For text-like columns such as `Insegna`, `Ubicazione`, `Descrizione via` and `Settore storico pe`, DataProfiler highlights high cardinality and many unique values, confirming that these are descriptive fields rather than clean low-cardinality categorical variables. `Superficie somministrazione` is treated as an integer with a very right-skewed distribution: many small/medium surfaces and a few very large values. The report also gives null counts per column, which on the sample are in line with what YData observes on the full dataset, in particular for `Insegna`, the commerce/sales forms and the type of exercise.


### Comparison between YData Profiling and DataProfiler

The two tools basically tell the same story about the Milan dataset, even if they present it in different ways. YData works on the full dataset and focuses on visual summaries and data quality indicators (missing by column, imbalance of categorical variables, automatic correlations between features). DataProfiler works on a 5000-row sample and returns a more “numerical” view for each column, with classical statistics, distributions, category counts, gini impurity and data type representation.

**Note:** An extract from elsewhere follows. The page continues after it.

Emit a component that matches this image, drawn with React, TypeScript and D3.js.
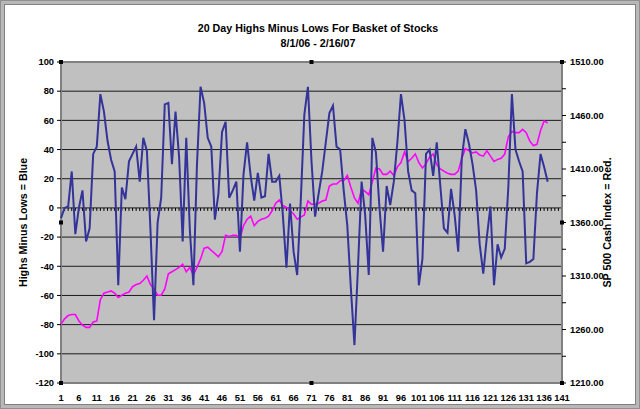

The biggest differences are in style, not in content: YData groups columns into Numeric, Categorical and Text, while DataProfiler uses labels like int, string, text with an additional categorical flag. In both cases, however, `Codice via`, `ZD` and `Superficie somministrazione` are interpreted as numeric, the commerce and sales forms as very imbalanced categorical variables, and `Ubicazione`, `Descrizione via`, `Insegna` and `Settore storico pe` as high-cardinality text fields. The levels of missing data and the imbalance between categories that emerge from DataProfiler are consistent with what YData shows, taking into account that one uses the full dataset and the other a sample.

In summary, the results of YData Profiling and DataProfiler are coherent with each other: both confirm that the dataset is structurally well-formed but has many missing values in some key variables, categorical features dominated by a few main classes (especially for exercise and commerce types), and some very rich but complex text fields. The small numerical differences between the two reports are easily explained by sampling in DataProfiler and do not change the main conclusions about the data.